» **Exercise prompt**: Reproduce this listing in full.

» **Data segment**:
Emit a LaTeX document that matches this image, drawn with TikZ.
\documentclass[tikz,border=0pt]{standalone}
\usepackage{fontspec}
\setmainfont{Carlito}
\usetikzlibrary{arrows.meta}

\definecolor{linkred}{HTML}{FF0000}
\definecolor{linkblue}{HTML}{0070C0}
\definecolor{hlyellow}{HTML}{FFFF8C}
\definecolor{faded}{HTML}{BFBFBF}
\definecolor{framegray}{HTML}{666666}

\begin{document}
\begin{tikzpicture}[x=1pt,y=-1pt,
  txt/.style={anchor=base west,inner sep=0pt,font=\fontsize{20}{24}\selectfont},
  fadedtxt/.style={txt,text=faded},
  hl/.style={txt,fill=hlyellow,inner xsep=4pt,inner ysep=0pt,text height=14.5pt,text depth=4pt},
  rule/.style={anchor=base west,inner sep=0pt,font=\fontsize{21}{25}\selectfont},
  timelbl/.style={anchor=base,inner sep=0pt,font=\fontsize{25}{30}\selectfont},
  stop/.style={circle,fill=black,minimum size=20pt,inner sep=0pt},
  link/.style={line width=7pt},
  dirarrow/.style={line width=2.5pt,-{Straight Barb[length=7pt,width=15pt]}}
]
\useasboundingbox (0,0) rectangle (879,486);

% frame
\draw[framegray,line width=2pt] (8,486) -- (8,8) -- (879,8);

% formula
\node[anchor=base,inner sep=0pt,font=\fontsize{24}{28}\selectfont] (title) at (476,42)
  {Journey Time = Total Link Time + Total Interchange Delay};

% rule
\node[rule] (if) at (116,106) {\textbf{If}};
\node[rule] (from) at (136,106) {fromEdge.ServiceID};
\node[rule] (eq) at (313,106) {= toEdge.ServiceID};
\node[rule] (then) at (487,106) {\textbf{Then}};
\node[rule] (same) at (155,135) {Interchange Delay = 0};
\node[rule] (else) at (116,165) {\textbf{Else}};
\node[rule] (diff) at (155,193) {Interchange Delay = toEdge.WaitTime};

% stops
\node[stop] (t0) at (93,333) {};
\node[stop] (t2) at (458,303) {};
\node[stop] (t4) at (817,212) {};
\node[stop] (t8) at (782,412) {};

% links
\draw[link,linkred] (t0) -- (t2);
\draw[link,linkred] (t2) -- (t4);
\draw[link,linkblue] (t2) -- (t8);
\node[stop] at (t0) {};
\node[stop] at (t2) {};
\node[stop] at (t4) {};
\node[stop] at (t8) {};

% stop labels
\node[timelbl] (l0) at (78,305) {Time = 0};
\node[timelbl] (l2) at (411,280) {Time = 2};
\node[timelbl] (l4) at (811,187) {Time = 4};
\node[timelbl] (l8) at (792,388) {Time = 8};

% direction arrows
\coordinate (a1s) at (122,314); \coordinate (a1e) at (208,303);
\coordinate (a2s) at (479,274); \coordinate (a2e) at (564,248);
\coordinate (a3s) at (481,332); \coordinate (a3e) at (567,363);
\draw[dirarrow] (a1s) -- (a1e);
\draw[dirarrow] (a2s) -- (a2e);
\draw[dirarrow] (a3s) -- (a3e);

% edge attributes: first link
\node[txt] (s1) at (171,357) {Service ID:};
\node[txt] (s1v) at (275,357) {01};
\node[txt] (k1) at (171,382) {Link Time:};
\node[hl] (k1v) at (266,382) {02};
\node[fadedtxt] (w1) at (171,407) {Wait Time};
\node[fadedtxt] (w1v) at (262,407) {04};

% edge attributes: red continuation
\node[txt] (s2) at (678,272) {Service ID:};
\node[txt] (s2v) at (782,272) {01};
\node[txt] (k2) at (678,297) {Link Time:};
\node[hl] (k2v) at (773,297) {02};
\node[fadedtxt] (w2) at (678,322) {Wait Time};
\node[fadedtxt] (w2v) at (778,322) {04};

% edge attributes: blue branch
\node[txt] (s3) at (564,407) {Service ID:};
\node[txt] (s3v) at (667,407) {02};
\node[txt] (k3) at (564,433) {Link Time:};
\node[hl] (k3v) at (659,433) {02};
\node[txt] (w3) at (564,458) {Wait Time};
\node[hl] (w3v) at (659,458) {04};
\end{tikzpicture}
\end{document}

» **Output for this exercise**:
Emit a LaTeX document that matches this image, drawn with TikZ.
\documentclass[tikz,border=0pt]{standalone}
\usepackage{fontspec}
\setmainfont{Carlito}
\usetikzlibrary{arrows.meta}

\definecolor{linkred}{HTML}{FF0000}
\definecolor{linkblue}{HTML}{0070C0}
\definecolor{hlyellow}{HTML}{FFFF8C}
\definecolor{faded}{HTML}{BFBFBF}
\definecolor{framegray}{HTML}{666666}

\begin{document}
\begin{tikzpicture}[x=1pt,y=-1pt,
  txt/.style={anchor=base west,inner sep=0pt,font=\fontsize{20}{24}\selectfont},
  fadedtxt/.style={txt,text=faded},
  hl/.style={txt,fill=hlyellow,inner xsep=4pt,inner ysep=0pt,text height=14.5pt,text depth=4pt},
  rule/.style={anchor=base west,inner sep=0pt,font=\fontsize{21}{25}\selectfont},
  timelbl/.style={anchor=base,inner sep=0pt,font=\fontsize{25}{30}\selectfont},
  stop/.style={circle,fill=black,minimum size=20pt,inner sep=0pt},
  link/.style={line width=7pt},
  dirarrow/.style={line width=2.5pt,-{Straight Barb[length=7pt,width=15pt]}}
]
\useasboundingbox (0,0) rectangle (879,486);

% frame
\draw[framegray,line width=2pt] (8,486) -- (8,8) -- (879,8);

% formula
\node[anchor=base,inner sep=0pt,font=\fontsize{24}{28}\selectfont] (title) at (476,42)
  {Journey Time = Total Link Time + Total Interchange Delay};

% rule
\node[rule] (if) at (116,106) {\textbf{If}};
\node[rule] (from) at (136,106) {fromEdge.ServiceID};
\node[rule] (eq) at (313,106) {= toEdge.ServiceID};
\node[rule] (then) at (487,106) {\textbf{Then}};
\node[rule] (same) at (155,135) {Interchange Delay = 0};
\node[rule] (else) at (116,165) {\textbf{Else}};
\node[rule] (diff) at (155,193) {Interchange Delay = toEdge.WaitTime};

% stops
\node[stop] (t0) at (93,333) {};
\node[stop] (t2) at (458,303) {};
\node[stop] (t4) at (817,212) {};
\node[stop] (t8) at (782,412) {};

% links
\draw[link,linkred] (t0) -- (t2);
\draw[link,linkred] (t2) -- (t4);
\draw[link,linkblue] (t2) -- (t8);
\node[stop] at (t0) {};
\node[stop] at (t2) {};
\node[stop] at (t4) {};
\node[stop] at (t8) {};

% stop labels
\node[timelbl] (l0) at (78,305) {Time = 0};
\node[timelbl] (l2) at (411,280) {Time = 2};
\node[timelbl] (l4) at (811,187) {Time = 4};
\node[timelbl] (l8) at (792,388) {Time = 8};

% direction arrows
\coordinate (a1s) at (122,314); \coordinate (a1e) at (208,303);
\coordinate (a2s) at (479,274); \coordinate (a2e) at (564,248);
\coordinate (a3s) at (481,332); \coordinate (a3e) at (567,363);
\draw[dirarrow] (a1s) -- (a1e);
\draw[dirarrow] (a2s) -- (a2e);
\draw[dirarrow] (a3s) -- (a3e);

% edge attributes: first link
\node[txt] (s1) at (171,357) {Service ID:};
\node[txt] (s1v) at (275,357) {01};
\node[txt] (k1) at (171,382) {Link Time:};
\node[hl] (k1v) at (266,382) {02};
\node[fadedtxt] (w1) at (171,407) {Wait Time};
\node[fadedtxt] (w1v) at (262,407) {04};

% edge attributes: red continuation
\node[txt] (s2) at (678,272) {Service ID:};
\node[txt] (s2v) at (782,272) {01};
\node[txt] (k2) at (678,297) {Link Time:};
\node[hl] (k2v) at (773,297) {02};
\node[fadedtxt] (w2) at (678,322) {Wait Time};
\node[fadedtxt] (w2v) at (778,322) {04};

% edge attributes: blue branch
\node[txt] (s3) at (564,407) {Service ID:};
\node[txt] (s3v) at (667,407) {02};
\node[txt] (k3) at (564,433) {Link Time:};
\node[hl] (k3v) at (659,433) {02};
\node[txt] (w3) at (564,458) {Wait Time};
\node[hl] (w3v) at (659,458) {04};
\end{tikzpicture}
\end{document}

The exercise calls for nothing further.